Please transcribe the data below exactly. Leave the pictures out.

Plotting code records
* * *

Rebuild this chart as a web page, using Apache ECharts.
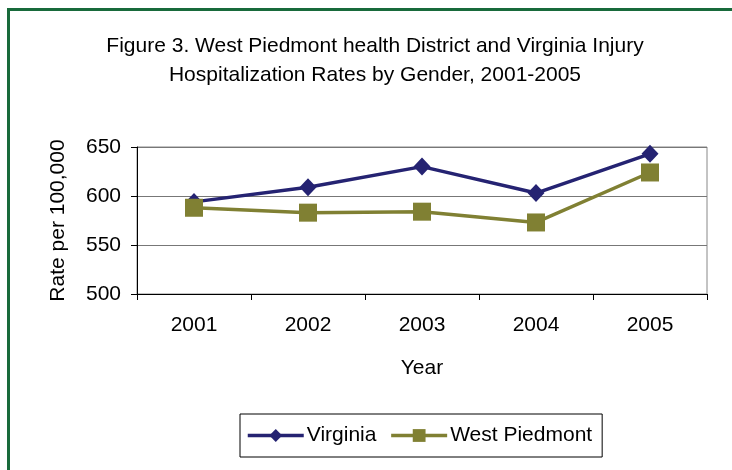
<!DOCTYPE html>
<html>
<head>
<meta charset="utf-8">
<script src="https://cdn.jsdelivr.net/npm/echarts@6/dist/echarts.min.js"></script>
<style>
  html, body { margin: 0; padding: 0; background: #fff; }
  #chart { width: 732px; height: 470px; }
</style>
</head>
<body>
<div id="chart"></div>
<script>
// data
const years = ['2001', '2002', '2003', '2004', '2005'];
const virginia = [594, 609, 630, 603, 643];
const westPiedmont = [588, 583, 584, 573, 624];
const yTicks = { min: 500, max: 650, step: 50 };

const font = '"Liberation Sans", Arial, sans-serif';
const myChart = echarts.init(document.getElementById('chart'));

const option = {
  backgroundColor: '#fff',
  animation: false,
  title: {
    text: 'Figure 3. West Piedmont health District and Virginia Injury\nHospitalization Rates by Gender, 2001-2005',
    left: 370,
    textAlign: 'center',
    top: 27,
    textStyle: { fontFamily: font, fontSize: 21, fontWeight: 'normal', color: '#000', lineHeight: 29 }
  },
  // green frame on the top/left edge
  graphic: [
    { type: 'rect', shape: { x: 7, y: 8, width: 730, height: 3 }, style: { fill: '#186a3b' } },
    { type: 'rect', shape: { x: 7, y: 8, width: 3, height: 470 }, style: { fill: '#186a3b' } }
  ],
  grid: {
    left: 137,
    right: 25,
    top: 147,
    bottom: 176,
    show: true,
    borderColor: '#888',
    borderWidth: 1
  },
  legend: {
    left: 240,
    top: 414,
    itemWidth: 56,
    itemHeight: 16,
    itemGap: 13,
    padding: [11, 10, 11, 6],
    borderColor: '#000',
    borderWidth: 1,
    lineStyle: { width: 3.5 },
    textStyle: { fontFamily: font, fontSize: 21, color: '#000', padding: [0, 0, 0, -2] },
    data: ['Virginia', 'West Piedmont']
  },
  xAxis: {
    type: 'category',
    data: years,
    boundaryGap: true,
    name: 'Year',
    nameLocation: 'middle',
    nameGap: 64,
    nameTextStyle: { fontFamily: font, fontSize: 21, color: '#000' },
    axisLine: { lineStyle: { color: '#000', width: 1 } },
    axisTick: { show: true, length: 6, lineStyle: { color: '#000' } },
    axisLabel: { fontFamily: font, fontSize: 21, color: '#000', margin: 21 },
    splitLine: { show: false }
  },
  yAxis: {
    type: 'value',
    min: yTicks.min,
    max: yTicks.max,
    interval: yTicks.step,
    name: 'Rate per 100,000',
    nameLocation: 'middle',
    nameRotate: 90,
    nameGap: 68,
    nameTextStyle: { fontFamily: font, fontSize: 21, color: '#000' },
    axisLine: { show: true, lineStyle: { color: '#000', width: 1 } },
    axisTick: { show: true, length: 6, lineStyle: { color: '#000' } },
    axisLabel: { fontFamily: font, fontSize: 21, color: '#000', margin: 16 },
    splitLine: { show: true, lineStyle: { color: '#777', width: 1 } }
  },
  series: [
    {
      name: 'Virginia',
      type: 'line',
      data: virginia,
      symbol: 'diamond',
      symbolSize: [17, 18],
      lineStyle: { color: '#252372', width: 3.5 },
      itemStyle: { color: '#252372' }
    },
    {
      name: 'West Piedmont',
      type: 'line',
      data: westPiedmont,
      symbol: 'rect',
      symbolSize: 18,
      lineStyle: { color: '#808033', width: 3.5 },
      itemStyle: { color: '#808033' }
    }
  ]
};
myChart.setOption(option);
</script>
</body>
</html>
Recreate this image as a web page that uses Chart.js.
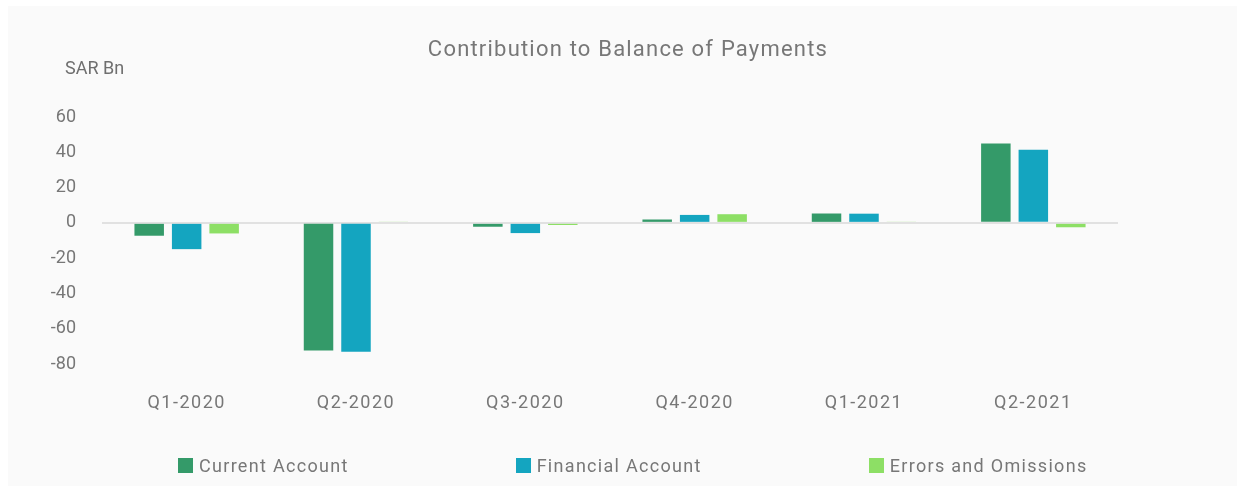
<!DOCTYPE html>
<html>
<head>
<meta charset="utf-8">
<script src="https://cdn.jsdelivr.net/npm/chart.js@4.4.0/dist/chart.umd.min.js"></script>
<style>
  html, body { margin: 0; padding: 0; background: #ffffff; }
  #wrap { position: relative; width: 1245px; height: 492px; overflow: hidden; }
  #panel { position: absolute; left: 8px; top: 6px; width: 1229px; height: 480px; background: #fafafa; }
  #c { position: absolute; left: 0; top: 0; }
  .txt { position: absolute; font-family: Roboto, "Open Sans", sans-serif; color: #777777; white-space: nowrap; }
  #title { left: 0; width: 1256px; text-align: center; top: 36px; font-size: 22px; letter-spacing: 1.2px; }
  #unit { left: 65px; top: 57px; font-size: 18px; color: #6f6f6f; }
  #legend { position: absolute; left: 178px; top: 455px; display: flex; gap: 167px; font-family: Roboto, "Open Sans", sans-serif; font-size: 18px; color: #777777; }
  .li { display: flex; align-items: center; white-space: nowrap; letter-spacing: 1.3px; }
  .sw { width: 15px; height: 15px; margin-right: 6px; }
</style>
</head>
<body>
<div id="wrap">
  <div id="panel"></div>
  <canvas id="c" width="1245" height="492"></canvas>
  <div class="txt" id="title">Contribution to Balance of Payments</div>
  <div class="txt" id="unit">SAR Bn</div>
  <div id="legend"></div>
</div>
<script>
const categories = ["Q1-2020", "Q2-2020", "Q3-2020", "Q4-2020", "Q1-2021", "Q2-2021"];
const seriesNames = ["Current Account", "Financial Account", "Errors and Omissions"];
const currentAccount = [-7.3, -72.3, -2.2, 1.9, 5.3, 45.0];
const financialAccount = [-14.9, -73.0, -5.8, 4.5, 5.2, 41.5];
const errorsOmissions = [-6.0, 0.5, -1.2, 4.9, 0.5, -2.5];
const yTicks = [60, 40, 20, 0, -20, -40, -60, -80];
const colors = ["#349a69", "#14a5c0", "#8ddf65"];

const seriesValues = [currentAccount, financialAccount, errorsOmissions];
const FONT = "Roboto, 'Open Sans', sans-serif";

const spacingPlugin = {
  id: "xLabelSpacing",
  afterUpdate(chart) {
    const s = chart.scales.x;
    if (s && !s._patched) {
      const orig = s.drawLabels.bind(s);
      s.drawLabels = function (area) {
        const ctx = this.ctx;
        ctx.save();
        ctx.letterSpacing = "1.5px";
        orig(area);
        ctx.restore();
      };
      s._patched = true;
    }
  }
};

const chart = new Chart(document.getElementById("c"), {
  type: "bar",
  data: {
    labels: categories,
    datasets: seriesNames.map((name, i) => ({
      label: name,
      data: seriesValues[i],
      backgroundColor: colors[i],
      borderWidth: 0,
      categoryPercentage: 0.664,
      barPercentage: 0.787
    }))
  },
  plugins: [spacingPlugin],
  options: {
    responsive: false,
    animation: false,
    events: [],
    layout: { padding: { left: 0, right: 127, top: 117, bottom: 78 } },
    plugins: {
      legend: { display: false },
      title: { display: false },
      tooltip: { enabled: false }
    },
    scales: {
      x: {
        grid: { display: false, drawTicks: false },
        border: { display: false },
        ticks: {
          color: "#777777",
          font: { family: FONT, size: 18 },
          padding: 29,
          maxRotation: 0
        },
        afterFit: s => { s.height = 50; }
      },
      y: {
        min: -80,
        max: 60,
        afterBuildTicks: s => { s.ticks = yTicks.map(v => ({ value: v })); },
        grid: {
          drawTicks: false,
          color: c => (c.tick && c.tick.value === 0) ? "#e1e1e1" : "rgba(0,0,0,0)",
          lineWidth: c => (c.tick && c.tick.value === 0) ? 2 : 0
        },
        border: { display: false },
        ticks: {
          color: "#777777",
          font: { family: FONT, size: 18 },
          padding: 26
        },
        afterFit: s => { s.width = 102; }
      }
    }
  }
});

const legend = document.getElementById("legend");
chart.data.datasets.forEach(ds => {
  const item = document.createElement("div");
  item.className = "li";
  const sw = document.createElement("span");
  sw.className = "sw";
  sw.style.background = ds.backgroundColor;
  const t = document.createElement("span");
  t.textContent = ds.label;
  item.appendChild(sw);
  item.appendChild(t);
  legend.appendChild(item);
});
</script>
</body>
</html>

* * *

Correct answer
Rebuild this chart as a web page, using Apache ECharts.
<!DOCTYPE html>
<html>
<head>
<meta charset="utf-8">
<script src="https://cdn.jsdelivr.net/npm/echarts@6/dist/echarts.min.js"></script>
<style>
  html, body { margin: 0; padding: 0; background: #fff; }
  #chart { width: 732px; height: 470px; }
</style>
</head>
<body>
<div id="chart"></div>
<script>
// data
const years = ['2001', '2002', '2003', '2004', '2005'];
const virginia = [594, 609, 630, 603, 643];
const westPiedmont = [588, 583, 584, 573, 624];
const yTicks = { min: 500, max: 650, step: 50 };

const font = '"Liberation Sans", Arial, sans-serif';
const myChart = echarts.init(document.getElementById('chart'));

const option = {
  backgroundColor: '#fff',
  animation: false,
  title: {
    text: 'Figure 3. West Piedmont health District and Virginia Injury\nHospitalization Rates by Gender, 2001-2005',
    left: 370,
    textAlign: 'center',
    top: 27,
    textStyle: { fontFamily: font, fontSize: 21, fontWeight: 'normal', color: '#000', lineHeight: 29 }
  },
  // green frame on the top/left edge
  graphic: [
    { type: 'rect', shape: { x: 7, y: 8, width: 730, height: 3 }, style: { fill: '#186a3b' } },
    { type: 'rect', shape: { x: 7, y: 8, width: 3, height: 470 }, style: { fill: '#186a3b' } }
  ],
  grid: {
    left: 137,
    right: 25,
    top: 147,
    bottom: 176,
    show: true,
    borderColor: '#888',
    borderWidth: 1
  },
  legend: {
    left: 240,
    top: 414,
    itemWidth: 56,
    itemHeight: 16,
    itemGap: 13,
    padding: [11, 10, 11, 6],
    borderColor: '#000',
    borderWidth: 1,
    lineStyle: { width: 3.5 },
    textStyle: { fontFamily: font, fontSize: 21, color: '#000', padding: [0, 0, 0, -2] },
    data: ['Virginia', 'West Piedmont']
  },
  xAxis: {
    type: 'category',
    data: years,
    boundaryGap: true,
    name: 'Year',
    nameLocation: 'middle',
    nameGap: 64,
    nameTextStyle: { fontFamily: font, fontSize: 21, color: '#000' },
    axisLine: { lineStyle: { color: '#000', width: 1 } },
    axisTick: { show: true, length: 6, lineStyle: { color: '#000' } },
    axisLabel: { fontFamily: font, fontSize: 21, color: '#000', margin: 21 },
    splitLine: { show: false }
  },
  yAxis: {
    type: 'value',
    min: yTicks.min,
    max: yTicks.max,
    interval: yTicks.step,
    name: 'Rate per 100,000',
    nameLocation: 'middle',
    nameRotate: 90,
    nameGap: 68,
    nameTextStyle: { fontFamily: font, fontSize: 21, color: '#000' },
    axisLine: { show: true, lineStyle: { color: '#000', width: 1 } },
    axisTick: { show: true, length: 6, lineStyle: { color: '#000' } },
    axisLabel: { fontFamily: font, fontSize: 21, color: '#000', margin: 16 },
    splitLine: { show: true, lineStyle: { color: '#777', width: 1 } }
  },
  series: [
    {
      name: 'Virginia',
      type: 'line',
      data: virginia,
      symbol: 'diamond',
      symbolSize: [17, 18],
      lineStyle: { color: '#252372', width: 3.5 },
      itemStyle: { color: '#252372' }
    },
    {
      name: 'West Piedmont',
      type: 'line',
      data: westPiedmont,
      symbol: 'rect',
      symbolSize: 18,
      lineStyle: { color: '#808033', width: 3.5 },
      itemStyle: { color: '#808033' }
    }
  ]
};
myChart.setOption(option);
</script>
</body>
</html>
Recreate this image as a web page that uses Chart.js.
<!DOCTYPE html>
<html>
<head>
<meta charset="utf-8">
<script src="https://cdn.jsdelivr.net/npm/chart.js@4.4.0/dist/chart.umd.min.js"></script>
<style>
  html, body { margin: 0; padding: 0; background: #ffffff; }
  #wrap { position: relative; width: 1245px; height: 492px; overflow: hidden; }
  #panel { position: absolute; left: 8px; top: 6px; width: 1229px; height: 480px; background: #fafafa; }
  #c { position: absolute; left: 0; top: 0; }
  .txt { position: absolute; font-family: Roboto, "Open Sans", sans-serif; color: #777777; white-space: nowrap; }
  #title { left: 0; width: 1256px; text-align: center; top: 36px; font-size: 22px; letter-spacing: 1.2px; }
  #unit { left: 65px; top: 57px; font-size: 18px; color: #6f6f6f; }
  #legend { position: absolute; left: 178px; top: 455px; display: flex; gap: 167px; font-family: Roboto, "Open Sans", sans-serif; font-size: 18px; color: #777777; }
  .li { display: flex; align-items: center; white-space: nowrap; letter-spacing: 1.3px; }
  .sw { width: 15px; height: 15px; margin-right: 6px; }
</style>
</head>
<body>
<div id="wrap">
  <div id="panel"></div>
  <canvas id="c" width="1245" height="492"></canvas>
  <div class="txt" id="title">Contribution to Balance of Payments</div>
  <div class="txt" id="unit">SAR Bn</div>
  <div id="legend"></div>
</div>
<script>
const categories = ["Q1-2020", "Q2-2020", "Q3-2020", "Q4-2020", "Q1-2021", "Q2-2021"];
const seriesNames = ["Current Account", "Financial Account", "Errors and Omissions"];
const currentAccount = [-7.3, -72.3, -2.2, 1.9, 5.3, 45.0];
const financialAccount = [-14.9, -73.0, -5.8, 4.5, 5.2, 41.5];
const errorsOmissions = [-6.0, 0.5, -1.2, 4.9, 0.5, -2.5];
const yTicks = [60, 40, 20, 0, -20, -40, -60, -80];
const colors = ["#349a69", "#14a5c0", "#8ddf65"];

const seriesValues = [currentAccount, financialAccount, errorsOmissions];
const FONT = "Roboto, 'Open Sans', sans-serif";

const spacingPlugin = {
  id: "xLabelSpacing",
  afterUpdate(chart) {
    const s = chart.scales.x;
    if (s && !s._patched) {
      const orig = s.drawLabels.bind(s);
      s.drawLabels = function (area) {
        const ctx = this.ctx;
        ctx.save();
        ctx.letterSpacing = "1.5px";
        orig(area);
        ctx.restore();
      };
      s._patched = true;
    }
  }
};

const chart = new Chart(document.getElementById("c"), {
  type: "bar",
  data: {
    labels: categories,
    datasets: seriesNames.map((name, i) => ({
      label: name,
      data: seriesValues[i],
      backgroundColor: colors[i],
      borderWidth: 0,
      categoryPercentage: 0.664,
      barPercentage: 0.787
    }))
  },
  plugins: [spacingPlugin],
  options: {
    responsive: false,
    animation: false,
    events: [],
    layout: { padding: { left: 0, right: 127, top: 117, bottom: 78 } },
    plugins: {
      legend: { display: false },
      title: { display: false },
      tooltip: { enabled: false }
    },
    scales: {
      x: {
        grid: { display: false, drawTicks: false },
        border: { display: false },
        ticks: {
          color: "#777777",
          font: { family: FONT, size: 18 },
          padding: 29,
          maxRotation: 0
        },
        afterFit: s => { s.height = 50; }
      },
      y: {
        min: -80,
        max: 60,
        afterBuildTicks: s => { s.ticks = yTicks.map(v => ({ value: v })); },
        grid: {
          drawTicks: false,
          color: c => (c.tick && c.tick.value === 0) ? "#e1e1e1" : "rgba(0,0,0,0)",
          lineWidth: c => (c.tick && c.tick.value === 0) ? 2 : 0
        },
        border: { display: false },
        ticks: {
          color: "#777777",
          font: { family: FONT, size: 18 },
          padding: 26
        },
        afterFit: s => { s.width = 102; }
      }
    }
  }
});

const legend = document.getElementById("legend");
chart.data.datasets.forEach(ds => {
  const item = document.createElement("div");
  item.className = "li";
  const sw = document.createElement("span");
  sw.className = "sw";
  sw.style.background = ds.backgroundColor;
  const t = document.createElement("span");
  t.textContent = ds.label;
  item.appendChild(sw);
  item.appendChild(t);
  legend.appendChild(item);
});
</script>
</body>
</html>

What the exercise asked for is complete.